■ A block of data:
********
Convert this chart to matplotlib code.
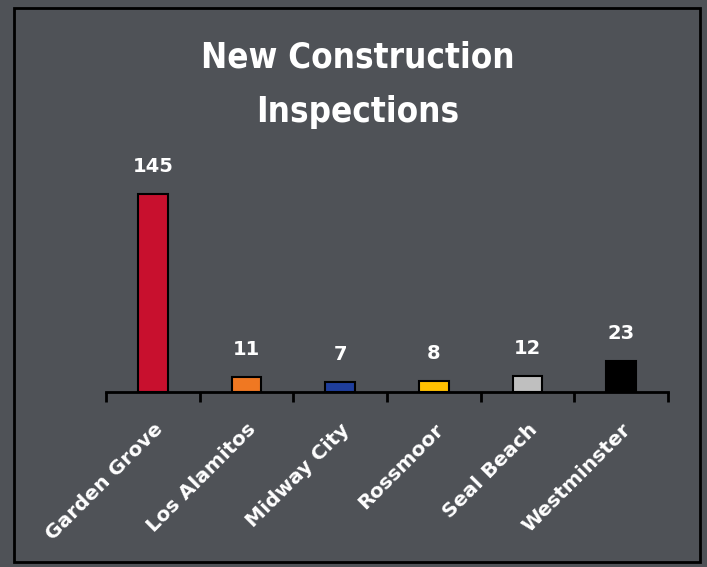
import matplotlib.pyplot as plt
from matplotlib.patches import Rectangle

cities = ["Garden Grove", "Los Alamitos", "Midway City", "Rossmoor", "Seal Beach", "Westminster"]
inspections = [145, 11, 7, 8, 12, 23]
colors = ["#C8102E", "#F07822", "#1F3E9C", "#FFC000", "#BFBFBF", "#000000"]

bg = "#4f5257"
W, H = 707, 567
fig = plt.figure(figsize=(W / 100, H / 100), dpi=100, facecolor=bg)

# axes placed in pixel terms: x 106..668, baseline at y=392
ax = fig.add_axes([106 / W, 1 - 392 / H, (668 - 106) / W, (392 - 160) / H])
ax.set_facecolor(bg)

x = range(len(cities))
ax.bar(x, inspections, width=0.32, color=colors, edgecolor="black", linewidth=1.5, zorder=3)
ax.set_xlim(-0.5, len(cities) - 0.5)
ax.set_ylim(0, 170)

for i, v in enumerate(inspections):
    ax.annotate(str(v), (i, v), xytext=(0, 13), textcoords="offset points",
                ha="center", va="bottom", color="white", fontsize=14, fontweight="bold")

for s in ["top", "right", "left"]:
    ax.spines[s].set_visible(False)
ax.spines["bottom"].set_color("black")
ax.spines["bottom"].set_linewidth(2)
ax.set_yticks([])

ax.set_xticks(list(x))
ax.set_xticklabels(cities, rotation=45, ha="right", rotation_mode="anchor",
                   color="white", fontsize=14.5, fontweight="bold")
ax.tick_params(axis="x", which="major", length=0, pad=20)
ax.set_xticks([i - 0.5 for i in range(len(cities) + 1)], minor=True)
ax.tick_params(axis="x", which="minor", length=7, width=2, color="black", direction="out")

title_font = dict(ha="center", va="center", color="white", fontsize=25, fontweight="bold",
                  fontstretch="condensed", family=["DejaVu Sans"])
fig.text(0.506, 1 - 58 / H, "New Construction", **title_font)
fig.text(0.506, 1 - 112 / H, "Inspections", **title_font)

fig.patches.append(Rectangle((14 / W, 1 - 562 / H), (700 - 14) / W, (562 - 8) / H,
                             transform=fig.transFigure, fill=False, edgecolor="black", linewidth=2))

fig.savefig("out.png", dpi=100, facecolor=bg)
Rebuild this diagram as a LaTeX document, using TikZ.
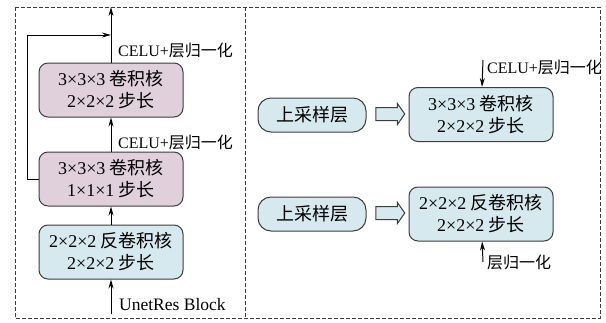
********
■ EXERCISE AIM: Return the listing above word for word, with the pictures removed.

■ SOLUTION TO THIS PROBLEM:
Convert this chart to matplotlib code.
import matplotlib.pyplot as plt
from matplotlib.patches import Rectangle

cities = ["Garden Grove", "Los Alamitos", "Midway City", "Rossmoor", "Seal Beach", "Westminster"]
inspections = [145, 11, 7, 8, 12, 23]
colors = ["#C8102E", "#F07822", "#1F3E9C", "#FFC000", "#BFBFBF", "#000000"]

bg = "#4f5257"
W, H = 707, 567
fig = plt.figure(figsize=(W / 100, H / 100), dpi=100, facecolor=bg)

# axes placed in pixel terms: x 106..668, baseline at y=392
ax = fig.add_axes([106 / W, 1 - 392 / H, (668 - 106) / W, (392 - 160) / H])
ax.set_facecolor(bg)

x = range(len(cities))
ax.bar(x, inspections, width=0.32, color=colors, edgecolor="black", linewidth=1.5, zorder=3)
ax.set_xlim(-0.5, len(cities) - 0.5)
ax.set_ylim(0, 170)

for i, v in enumerate(inspections):
    ax.annotate(str(v), (i, v), xytext=(0, 13), textcoords="offset points",
                ha="center", va="bottom", color="white", fontsize=14, fontweight="bold")

for s in ["top", "right", "left"]:
    ax.spines[s].set_visible(False)
ax.spines["bottom"].set_color("black")
ax.spines["bottom"].set_linewidth(2)
ax.set_yticks([])

ax.set_xticks(list(x))
ax.set_xticklabels(cities, rotation=45, ha="right", rotation_mode="anchor",
                   color="white", fontsize=14.5, fontweight="bold")
ax.tick_params(axis="x", which="major", length=0, pad=20)
ax.set_xticks([i - 0.5 for i in range(len(cities) + 1)], minor=True)
ax.tick_params(axis="x", which="minor", length=7, width=2, color="black", direction="out")

title_font = dict(ha="center", va="center", color="white", fontsize=25, fontweight="bold",
                  fontstretch="condensed", family=["DejaVu Sans"])
fig.text(0.506, 1 - 58 / H, "New Construction", **title_font)
fig.text(0.506, 1 - 112 / H, "Inspections", **title_font)

fig.patches.append(Rectangle((14 / W, 1 - 562 / H), (700 - 14) / W, (562 - 8) / H,
                             transform=fig.transFigure, fill=False, edgecolor="black", linewidth=2))

fig.savefig("out.png", dpi=100, facecolor=bg)
Rebuild this diagram as a LaTeX document, using TikZ.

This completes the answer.